Refer to Notes 4, 5 and 6 for detail on the Company’s loan receivable, loan payable and convertible promissory notes with related parties.

 

The following is a summary of operating expenses incurred with related parties during the six months ended June 30, 2020 and 2019:

 

    Six Months Ended  
    June 30,  
    2020     2019  
    (unaudited)  
Research and development   $ 784,463     $ -  
Sales and marketing*     14,400       -  
General and administrative     11,046       -  
    $ 809,909     $ -  

 

* The Company issued a related party loan payable for sales and marketing expenses incurred.        

 

As of June 30, 2020, and December 31, 2019, the Company had $1,513,320 and $539,541 in accounts payable owed to related parties, including Wavemaker Labs for engineering and business services completed on a contract basis.

 

As of June 30, 2020 and December 31, 2019, the Company had $255,124 and $76,854 in deferred offering costs incurred with related parties, respectively.

 

11. COMMITMENTS AND CONTINGENCIES

 

The Company may be subject to pending legal proceedings and regulatory actions in the ordinary course of business.

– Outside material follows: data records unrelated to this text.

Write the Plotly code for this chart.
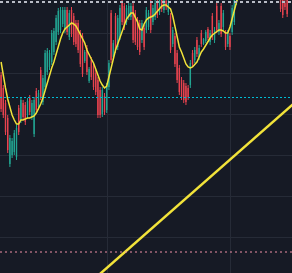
import plotly.graph_objects as go

# candle index positions
idx = list(range(131))

opens = [225,212,197,182,136,145,148,143,192,180,197,195,185,202,183,166,209,193,230,198,
         213,228,233,238,248,258,268,270,276,270,290,263,290,284,277,277,267,264,239,252,
         219,240,234,227,220,210,186,204,190,213,287,243,284,253,263,297,294,278,283,283,
         294,287,280,277,260,272,270,273,297,278,283,297,288,302,290,299,288,284,256,264,
         247,232,220,217,214,212,215,247,240,260,243,267,256,259,271,258,284,260,294,268,
         294,273,267,256,264,268,278,298,308,327,315,320,337,325,338,332,319,333,327,314,
         327,323,310,322,319,315,305,302,300,297,302]
highs = [228,215,200,185,165,162,170,175,195,203,200,198,202,205,200,203,212,210,233,225,
         250,252,250,270,272,285,292,293,293,293,293,290,293,287,280,280,270,267,250,255,
         233,243,237,230,223,213,213,207,217,240,290,260,287,285,295,300,297,295,297,297,
         297,290,283,280,280,275,293,290,300,295,300,300,303,305,303,302,300,287,273,267,
         250,235,223,220,217,215,240,250,253,263,255,270,262,270,273,270,287,273,297,280,
         297,290,270,270,267,295,305,315,325,330,332,338,340,342,341,335,338,336,330,332,
         330,326,328,325,322,318,320,305,303,300,305]
lows = [188,182,165,147,133,142,145,140,165,177,180,175,182,185,180,163,187,190,200,195,
        210,225,230,235,245,255,265,267,273,267,265,260,263,255,253,247,233,223,237,225,
        217,220,210,205,182,182,183,185,187,210,237,240,247,250,260,275,270,275,280,280,
        257,255,250,245,257,250,267,270,267,275,280,282,285,288,287,290,285,247,253,233,
        217,205,200,197,195,200,212,233,237,243,240,253,255,257,260,255,260,257,267,265,
        263,270,250,253,250,265,275,295,305,310,312,318,320,322,318,315,316,314,310,311,
        308,306,307,305,304,303,302,288,282,290,283]
closes = [191,185,168,150,162,159,167,172,168,200,183,178,199,188,197,200,190,207,203,222,
          247,249,247,267,269,282,289,290,290,290,268,287,266,258,256,250,236,226,248,228,
          231,223,213,208,185,185,210,188,214,237,240,257,250,282,292,278,273,292,294,294,
          260,258,253,248,277,253,290,287,270,292,297,285,300,291,300,293,297,250,270,236,
          220,208,203,200,198,203,237,236,250,246,252,256,261,268,262,267,263,270,270,277,
          266,287,253,267,253,292,302,312,322,313,329,335,323,339,321,318,335,317,313,329,
          311,309,325,308,307,306,317,291,285,293,286]

ma_values = [238,224,212,201,193,185,180,176,176,180,180,181,182,182,183,184,187,191,196,202,
             210,218,225,232,238,246,255,261,267,271,273,275,277,276,274,270,266,261,257,250,
             245,241,237,231,224,219,215,212,214,223,234,243,250,256,262,269,276,281,284,287,
             287,283,278,271,270,276,280,282,283,284,286,289,292,294,295,295,293,291,284,273,
             264,253,248,241,236,233,232,233,235,238,243,248,251,255,259,262,265,267,269,270,
             270,269,267,267,273,282,291,298,305,311,316,320,324,327,329,330,331,331,330,329,
             328,327,325,323,321,319,317,315,313,311,309]

trend_x = [40, 140]
trend_y = [16.5, 210.0]

level_top = 298
level_cyan = 202.5
level_red = 48

grid_y = [267, 227, 186, 145, 104, 63]
grid_x = [48.4, 104.3]

BG = "#161a25"
UP = "#22a592"
DOWN = "#e8434f"


def segments(up, use_body):
    xs, ys = [], []
    for i, o, h, l, c in zip(idx, opens, highs, lows, closes):
        if (c >= o) != up:
            continue
        xs += [i, i, None]
        ys += ([o, c, None] if use_body else [l, h, None])
    return xs, ys


fig = go.Figure()
for up, col in [(True, UP), (False, DOWN)]:
    wx, wy = segments(up, False)
    fig.add_trace(go.Scatter(x=wx, y=wy, mode="lines", line=dict(color=col, width=1),
                             hoverinfo="skip", connectgaps=False))
    bx, by = segments(up, True)
    fig.add_trace(go.Scatter(x=bx, y=by, mode="lines", line=dict(color=col, width=1.4),
                             hoverinfo="skip", connectgaps=False))

fig.add_trace(go.Scatter(x=idx, y=ma_values, mode="lines",
                         line=dict(color="#f2e33a", width=1.5), hoverinfo="skip"))
fig.add_trace(go.Scatter(x=trend_x, y=trend_y, mode="lines",
                         line=dict(color="#f2e33a", width=2.5), hoverinfo="skip"))

for lvl, col, dash, w in [(level_top, "#b8bcc6", "3px,3px", 2),
                          (level_cyan, "#00bcd4", "2px,2px", 1),
                          (level_red, "#ee8fa6", "2px,3px", 1)]:
    fig.add_shape(type="line", xref="paper", x0=0, x1=1, yref="y", y0=lvl, y1=lvl,
                  line=dict(color=col, width=w, dash=dash), layer="above")

fig.update_layout(
    width=292, height=273, margin=dict(l=0, r=0, t=0, b=0),
    paper_bgcolor=BG, plot_bgcolor=BG, showlegend=False, hovermode=False,
    xaxis=dict(range=[-0.5, 132.2], showticklabels=False, tickvals=grid_x,
               showgrid=True, gridcolor="#262b37", gridwidth=1, zeroline=False,
               fixedrange=True),
    yaxis=dict(range=[27, 300], showticklabels=False, tickvals=grid_y,
               showgrid=True, gridcolor="#262b37", gridwidth=1, zeroline=False,
               fixedrange=True),
)
fig.write_html("out.html", config={"displayModeBar": False})
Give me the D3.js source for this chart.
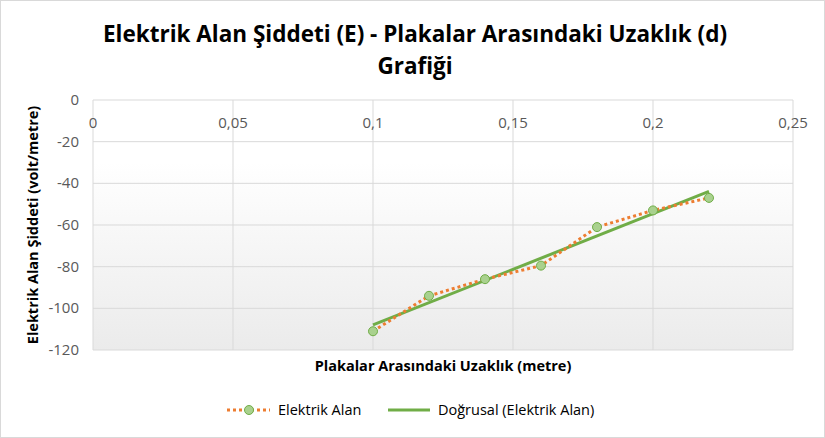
<!DOCTYPE html>
<html><head><meta charset="utf-8">
<script src="https://cdn.jsdelivr.net/npm/d3@7"></script>
<style>body{margin:0;background:#fff}text{font-family:"Open Sans",sans-serif}</style>
</head><body><svg id="c" width="825" height="438"></svg>
<script>
const xValues=[0.10,0.12,0.14,0.16,0.18,0.20,0.22];
const eValues=[-111,-94,-86,-79.5,-61,-53,-47];
const xTicks=[0,0.05,0.1,0.15,0.2,0.25];
const yTicks=[0,-20,-40,-60,-80,-100,-120];
const svg=d3.select("#c");
const L=93,R=793,T=100,B=350;
const x=d3.scaleLinear().domain([0,0.25]).range([L,R]);
const y=d3.scaleLinear().domain([-120,0]).range([B,T]);
const defs=svg.append("defs");
const g=defs.append("linearGradient").attr("id","bg").attr("x1",0).attr("x2",0).attr("y1",0).attr("y2",1);
g.append("stop").attr("offset","0.25").attr("stop-color","#ffffff");
g.append("stop").attr("offset","1").attr("stop-color","#ebebeb");
svg.append("rect").attr("x",L).attr("y",T).attr("width",R-L).attr("height",B-T).attr("fill","url(#bg)");
svg.append("rect").attr("x",0.5).attr("y",0.5).attr("width",824).attr("height",437).attr("fill","none").attr("stroke","#d9d9d9");
const grid=svg.append("g").attr("stroke","#d9d9d9").attr("stroke-width",1);
yTicks.forEach(t=>grid.append("line").attr("x1",L).attr("x2",R).attr("y1",y(t)).attr("y2",y(t)));
xTicks.forEach(t=>grid.append("line").attr("x1",x(t)).attr("x2",x(t)).attr("y1",T).attr("y2",B));
const fmt=d=>String(d).replace(".",",");
svg.append("g").selectAll("text").data(xTicks).join("text").attr("x",d=>x(d)).attr("y",T+28)
 .attr("text-anchor","middle").attr("font-size",15).attr("fill","#595959").text(fmt);
svg.append("g").selectAll("text").data(yTicks).join("text").attr("x",L-14).attr("y",d=>y(d)+5)
 .attr("text-anchor","end").attr("font-size",15).attr("fill","#595959").text(fmt);
const mx=d3.mean(xValues),my=d3.mean(eValues);
const b=d3.sum(xValues,(v,i)=>(v-mx)*(eValues[i]-my))/d3.sum(xValues,v=>(v-mx)**2);
const a=my-b*mx;
const x0=xValues[0],x1=xValues[xValues.length-1];
svg.append("line").attr("x1",x(x0)).attr("y1",y(a+b*x0)).attr("x2",x(x1)).attr("y2",y(a+b*x1))
 .attr("stroke","#70ad47").attr("stroke-width",3);
const pts=xValues.map((v,i)=>[v,eValues[i]]);
svg.append("path").attr("d",d3.line().x(d=>x(d[0])).y(d=>y(d[1]))(pts)).attr("fill","none")
 .attr("stroke","#ed7d31").attr("stroke-width",3).attr("stroke-dasharray","3,3");
svg.append("g").selectAll("circle").data(pts).join("circle").attr("cx",d=>x(d[0])).attr("cy",d=>y(d[1]))
 .attr("r",4.5).attr("fill","#a9d18e").attr("stroke","#70ad47").attr("stroke-width",1);
svg.append("text").attr("x",415).attr("y",42).attr("text-anchor","middle").attr("font-size",22.5).attr("font-weight","bold").attr("fill","#000")
 .text("Elektrik Alan Şiddeti (E) - Plakalar Arasındaki Uzaklık (d)");
svg.append("text").attr("x",415).attr("y",74).attr("text-anchor","middle").attr("font-size",22.5).attr("font-weight","bold").attr("fill","#000").text("Grafiği");
svg.append("text").attr("x",443).attr("y",371).attr("text-anchor","middle").attr("font-size",14.5).attr("font-weight","bold").text("Plakalar Arasındaki Uzaklık (metre)");
svg.append("text").attr("transform","translate(38,225) rotate(-90)").attr("text-anchor","middle").attr("font-size",14.5).attr("font-weight","bold").text("Elektrik Alan Şiddeti (volt/metre)");
const lg=svg.append("g");
lg.append("line").attr("x1",227).attr("x2",270).attr("y1",410).attr("y2",410).attr("stroke","#ed7d31").attr("stroke-width",3).attr("stroke-dasharray","3,3");
lg.append("circle").attr("cx",249).attr("cy",410).attr("r",4.5).attr("fill","#a9d18e").attr("stroke","#70ad47");
lg.append("text").attr("x",278).attr("y",415).attr("font-size",14.5).attr("fill","#000").text("Elektrik Alan");
lg.append("line").attr("x1",388).attr("x2",430).attr("y1",410).attr("y2",410).attr("stroke","#70ad47").attr("stroke-width",3);
lg.append("text").attr("x",438).attr("y",415).attr("font-size",14.5).attr("fill","#000").text("Doğrusal (Elektrik Alan)");
</script></body></html>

The results of such proceedings cannot be predicted with certainty, but the Company does not anticipate that the final outcome, if any, arising out of any such matters will have a material adverse effect on its business, financial condition or results of operations.

 

F-33

 

 

FUTURE LABS V, INC.

 

NOTES TO FINANCIAL STATEMENTS

 

12. SUBSEQUENT EVENTS

 

As of the issuance date of these financial statements, the Company has issued 693,891 shares of Series A Preferred Stock for gross proceeds of $4,024,567.

 

The Company has used proceeds from its Regulation A+ financing round to pay down accounts payable owed to Wavemaker Labs, as outlined in Note 10.

 

Management has evaluated subsequent events through September 21, 2020, the date the financial statements were available to be issued. Based on this evaluation, no additional material events were identified which require adjustment or disclosure in these financial statements.